Case Study 1: From O(n²) to O(n log n) — Optimizing a Real Program
The Problem
A student named Tomás writes a program to find all duplicate expenses in PennyWise. His first implementation uses a brute-force approach:
procedure FindDuplicatesBrute(const Expenses: TExpenseArray;
Count: Integer);
var
I, J: Integer;
Found: Integer;
begin
Found := 0;
for I := 0 to Count - 2 do
for J := I + 1 to Count - 1 do
if (Expenses[I].Amount = Expenses[J].Amount) and
(Expenses[I].Date = Expenses[J].Date) then begin
Inc(Found);
WriteLn(' Duplicate: $', Expenses[I].Amount:0:2,
' on ', FormatDateTime('yyyy-mm-dd', Expenses[I].Date));
end;
WriteLn(' Total duplicates: ', Found);
end;
Performance on Tomás's Data
| Expenses | Time (brute force) |
|---|---|
| 100 | 1 ms |
| 1,000 | 85 ms |
| 5,000 | 2,100 ms |
| 10,000 | 8,400 ms |
| 50,000 | 210,000 ms (3.5 minutes!) |
The doubling ratio is approximately 4x when the input doubles — confirming O(n²).
The Optimization
Tomás realizes he can sort the expenses first, then scan for adjacent duplicates:
procedure FindDuplicatesSorted(var Expenses: TExpenseArray;
Count: Integer);
var
I: Integer;
Found: Integer;
begin
{ Sort by date, then amount — O(n log n) }
QuickSortExpenses(Expenses, 0, Count - 1, @CompareByDateThenAmount);
{ Scan for adjacent duplicates — O(n) }
Found := 0;
for I := 0 to Count - 2 do
if (Expenses[I].Amount = Expenses[I+1].Amount) and
(Expenses[I].Date = Expenses[I+1].Date) then begin
Inc(Found);
WriteLn(' Duplicate: $', Expenses[I].Amount:0:2,
' on ', FormatDateTime('yyyy-mm-dd', Expenses[I].Date));
end;
WriteLn(' Total duplicates: ', Found);
end;
Performance After Optimization
| Expenses | Brute Force | Sort + Scan | Speedup |
|---|---|---|---|
| 100 | 1 ms | 1 ms | 1x |
| 1,000 | 85 ms | 2 ms | 42x |
| 5,000 | 2,100 ms | 8 ms | 262x |
| 10,000 | 8,400 ms | 18 ms | 466x |
| 50,000 | 210,000 ms | 95 ms | 2,210x |
The optimized version is over 2,000 times faster for 50,000 expenses.

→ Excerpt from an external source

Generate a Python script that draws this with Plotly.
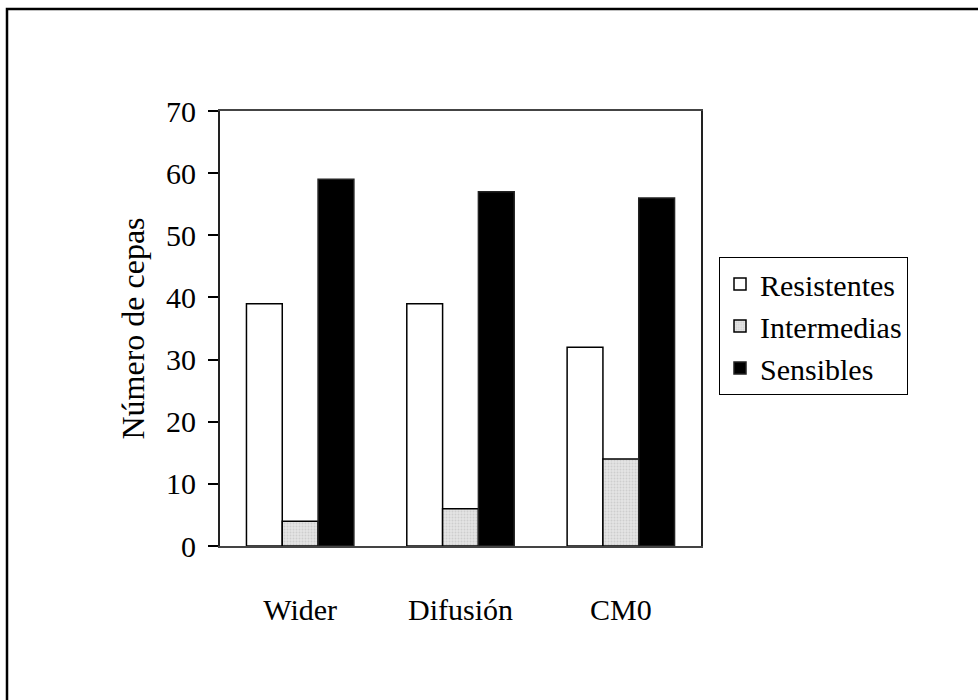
import plotly.graph_objects as go

categories = ["Wider", "Difusión", "CM0"]
resistentes = [39, 39, 32]
intermedias = [4, 6, 14]
sensibles = [59, 57, 56]
y_ticks = [0, 10, 20, 30, 40, 50, 60, 70]

FONT = "Liberation Serif"

fig = go.Figure()
fig.add_trace(go.Bar(name="Resistentes", x=categories, y=resistentes,
                     marker=dict(color="white", line=dict(color="black", width=1.5))))
fig.add_trace(go.Bar(name="Intermedias", x=categories, y=intermedias,
                     marker=dict(color="#e4e4e4", line=dict(color="black", width=1.5),
                                 pattern=dict(shape=".", fgcolor="#b8b8b8", bgcolor="#e4e4e4",
                                              size=3, solidity=0.35))))
fig.add_trace(go.Bar(name="Sensibles", x=categories, y=sensibles,
                     marker=dict(color="black", line=dict(color="#222", width=1.5))))

L, T, R, B = 220, 111, 701, 546
W, H = 978, 700
pw, ph = R - L, B - T

fig.update_layout(
    width=W, height=H,
    margin=dict(l=L, r=W - R, t=T, b=H - B, pad=0),
    paper_bgcolor="white", plot_bgcolor="white",
    barmode="group", bargap=0.33, bargroupgap=0,
    font=dict(family=FONT, size=30, color="black"),
    showlegend=True,
    legend=dict(x=(719 - L) / pw, y=1 - (257 - T) / ph, xanchor="left", yanchor="top",
                bordercolor="black", borderwidth=1, bgcolor="white",
                font=dict(family=FONT, size=30, color="black"),
                itemwidth=30, tracegroupgap=0, traceorder="normal"),
    xaxis=dict(showline=True, linecolor="#444", linewidth=2, mirror=True,
               ticks="", showgrid=False, ticklabelstandoff=36,
               tickfont=dict(family=FONT, size=30, color="black")),
    yaxis=dict(range=[0, 70], tickvals=y_ticks, showline=True, linecolor="#222",
               linewidth=2, mirror=True, ticks="outside", ticklen=10, tickwidth=1.5,
               tickcolor="black", showgrid=False, zeroline=False, ticklabelstandoff=6,
               tickfont=dict(family=FONT, size=30, color="black"),
               title=dict(text="Número de cepas", standoff=12,
                          font=dict(family=FONT, size=32, color="black"))),
    shapes=[dict(type="rect", xref="paper", yref="paper",
                 x0=(7 - L) / pw, x1=(990 - L) / pw,
                 y0=-(720 - B) / ph, y1=1 + (T - 9) / ph,
                 line=dict(color="black", width=2.5), layer="below")],
)

fig.write_html("out.html")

What took 3.5 minutes now takes under a tenth of a second.
Analysis
Brute Force: O(n²) — checking all pairs. Sort + Scan: O(n log n) for the sort + O(n) for the scan = O(n log n) total.
The doubling ratio for the optimized version is approximately 2.2x — consistent with O(n log n).
Verification
To verify the optimization produces the same results, Tomás runs both versions on the same data and compares outputs:
{ Assert: both approaches find the same number of duplicates }
BruteCount := FindDuplicatesBrute(Expenses, Count);
SortedCount := FindDuplicatesSorted(Expenses, Count);
Assert(BruteCount = SortedCount,
'Optimization error: different duplicate counts!');
The Lesson
Tomás did not change his hardware. He did not rewrite his program in assembly. He did not use compiler optimization flags. He changed the algorithm — from O(n²) brute-force comparison to O(n log n) sort-and-scan — and gained a 2,000x speedup.
This is the most important lesson in all of computer science optimization: improve the algorithm first.
Discussion Questions
-
For n = 100, the brute force and optimized versions both take about 1 ms. Why would you still prefer the optimized version?
-
Could Tomás achieve even better performance using a hash table? What would the expected complexity be?
-
The sort changes the order of Tomás's expense array. What if he needs to preserve the original order? How would he modify the approach?
-
Tomás's optimization assumes that duplicates have exactly matching amounts and dates. What if "duplicate" means amounts within $0.01 and dates within 1 day? How does this affect the algorithm choice?